A new paper, “Deficit Reduction and Carbon Taxes: Budgetary, Economic, and Distributional Impacts” by economists at the Washington, DC think-tank Resources for the Future, finds that a $30/ton tax on CO2 pollution would reduce U.S. emissions 16% by 2025. The report concludes that dedicating the carbon tax revenues, estimated at $200 billion each year, to “down payment” of the federal budget deficit offers greater economic-efficiency benefits than other revenue-return options. Moreover, according to RFF, using the carbon tax revenues to pay down the deficit would especially benefit the young, by curbing global warming and its associated future costs, and by reducing tax burdens of today’s young people far into the future.

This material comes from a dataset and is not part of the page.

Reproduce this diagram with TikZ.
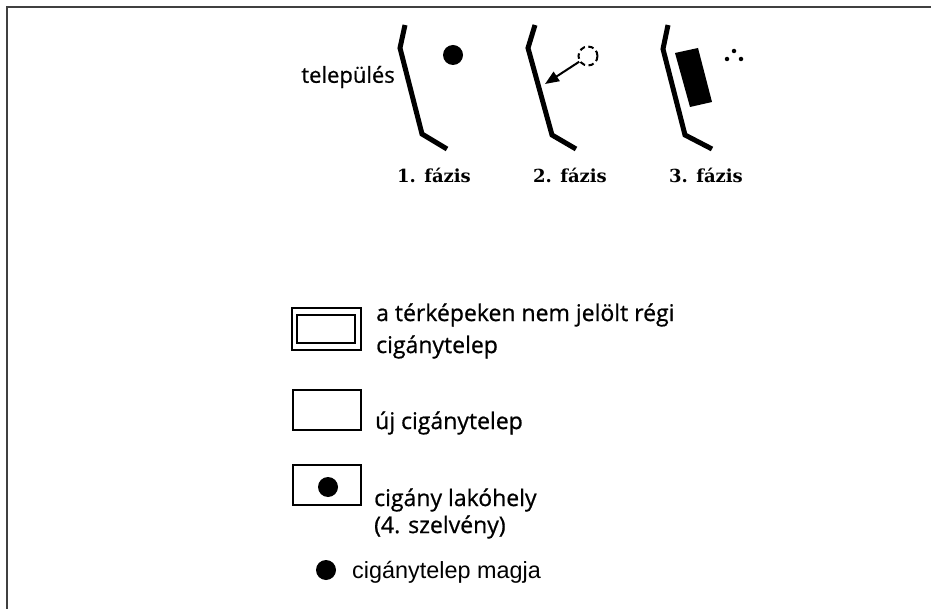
\documentclass[tikz,border=0pt]{standalone}
\usepackage{fontspec}
\setmainfont{Liberation Serif}
\newfontfamily\lucid[FakeBold=0.7]{Open Sans}
\newfontfamily\helv{Liberation Sans}
\newfontfamily\slab{DejaVu Serif}
\usetikzlibrary{arrows.meta}
\tikzset{
  road/.style={line width=5pt, line join=miter, line cap=butt},
  lab/.style={font=\lucid\fontsize{23}{28}\selectfont, inner sep=0pt, anchor=west},
  phase/.style={font=\slab\bfseries\fontsize{18}{22}\selectfont, inner sep=0pt},
  blackdot/.style={circle, fill=black, inner sep=0pt, minimum size=20pt},
  legbox/.style={draw, line width=1.6pt},
}
\begin{document}
\begin{tikzpicture}[x=1pt,y=-1pt]
\useasboundingbox (0,0) rectangle (931,609);
\fill[white] (0,0) rectangle (931,609);
% frame
\draw[line width=1.6pt, black!75] (7,609) -- (7,7) -- (931,7);
% phase 1
\draw[road] (405,25) -- (400,48) -- (422,134) -- (447,149);
\node[blackdot] (d1) at (453,55) {};
\node[font=\lucid\fontsize{22}{26}\selectfont, inner sep=0pt, anchor=east] (tel) at (395,77) {település};
\node[phase] (f1) at (434,175) {1. fázis};
% phase 2
\draw[road] (535,25) -- (528,48) -- (552,135) -- (576,149);
\node[circle, draw, dash pattern=on 5.5pt off 3.5pt, line width=2pt, minimum size=19pt, inner sep=0pt] (c2) at (588,56) {};
\coordinate (p2) at (545,84);
\draw[line width=2pt, -{Triangle[length=14pt,width=11pt]}] (c2) -- (p2);
\node[phase] (f2) at (570,175) {2. fázis};
% phase 3
\draw[road] (668,25) -- (663,49) -- (685,135) -- (712,149);
\fill (675,53) -- (698,48) -- (712,102) -- (690,107) -- cycle;
\node[circle, fill=black, inner sep=0pt, minimum size=4.5pt] (t1) at (734,51) {};
\node[circle, fill=black, inner sep=0pt, minimum size=4.5pt] (t2) at (727,59) {};
\node[circle, fill=black, inner sep=0pt, minimum size=4.5pt] (t3) at (741,59) {};
\node[phase] (f3) at (706,175) {3. fázis};
% legend
\draw[legbox] (292,308) rectangle (361,350);
\draw[legbox] (297,315) rectangle (355,343);
\node[lab] (l1a) at (376,315) {a térképeken nem jelölt régi};
\node[lab] (l1b) at (376,347) {cigánytelep};
\draw[legbox] (293,390) rectangle (361,430);
\node[lab] (l2) at (375,423) {új cigánytelep};
\draw[legbox] (293,465) rectangle (361,505);
\node[blackdot] (d3) at (328,487) {};
\node[lab] (l3a) at (374,500) {cigány lakóhely};
\node[lab] (l3b) at (374,527) {(4. szelvény)};
\node[blackdot] (d4) at (326,570) {};
\node[font=\helv\fontsize{23.4}{28}\selectfont, inner sep=0pt, anchor=west] (l4) at (352,572) {cigánytelep magja};
\end{tikzpicture}
\end{document}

Using a new intergenerational economic model, RFF economists examined different ways to use revenue generated by carbon taxes, revealing the impacts of those choices across the age spectrum of the U.S. population. They modeled four scenarios: three in which the carbon tax revenues are used to reduce taxes on 1) capital, 2) labor, and 3) sales of goods, and a fourth in which the revenues are returned in lump sum “dividends.” RFF found the differences in annual aggregate welfare among the four options to be relative small ― less than 3 percent. Interestingly, returning revenue as lump-sum dividends offers a slightly more progressive income distribution than a labor tax shift.
More striking differences are revealed across the age spectrum: people who are now too young to vote would benefit most from a carbon tax used to fund deficit reduction, according to RFF. The authors conclude: “[E]nacting such a policy [a carbon tax used to pay down the deficit] will be politically difficult unless current generations are altruistic” enough to act now to curb global warming and to pay down deficits, both of whose impacts will be greatest on the young. That’s an understatement.